議員の皆さんから要望があり県民投票条例に関する勉強会が開催されたことは事実であり、その際に話の内容が法令に関連する点もあることから、参加された方の理解のためレジュメを作成しました。

私が一定の見解を強制できるものでないことは改めて申すまでもありません。勉強会の際にも、私ができるのは勉強会という場で意見交換をするところまでであり、その後のご判断は、各議員で自由に行ってくださいともお伝えしております。

ネット署名も始まった

県民投票に関する無作為の世論調査では、「賛成」と回答した人が74%を占めた。不参加表明した5市でも、いずれも過半数を超えている。

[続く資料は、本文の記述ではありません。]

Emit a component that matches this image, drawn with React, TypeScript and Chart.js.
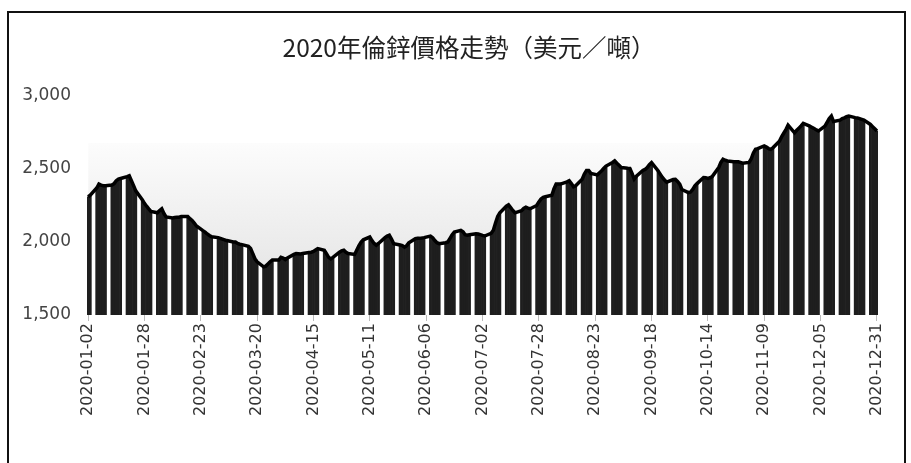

そうした人たちの投票の機会を奪って良いのかーー。実際、反発の声も広がっている。

沖縄県弁護士会は1月11日付で、「投票資格者の政治的意思を表明する権利をないがしろにし、直接民主主義の意義を没却する、由々しき事態」とする会長声明を発表。

「たまたま居住している地域によって投票できる者とできない者が生じることは、法の下の平等の見地からも、極めて不合理」として、不参加を表明した首長を批判している。

また、ネット上では、「すべての沖縄県民が等しく参加できるように、沖縄県内の全市町村で実施されることを求めます」とする署名も始まり、すでに1万筆が集まっている。主催者は、以下のように訴えている。

このままでは住んでいる場所によって、投票権を行使できる人とできない人とが生まれることになります。

実施が決まった県民投票の機会を首長と議会が奪うことは、住民の意思を反映させることを拒むようなもので、日本に暮らす国民として看過するわけにはいきません。

宜野湾市を相手に損害賠償を求める訴訟を起こしたり、沖縄市に行政不服審査を求めたりする動きも出ている。

さらに1月15日には、県民投票の実施を求めて署名活動を行った「辺野古県民投票の会」の代表の元山仁士郎さんが、宜野湾市役所前でハンガーストライキを始めた。今後も、こうした動きは拡大しそうだ。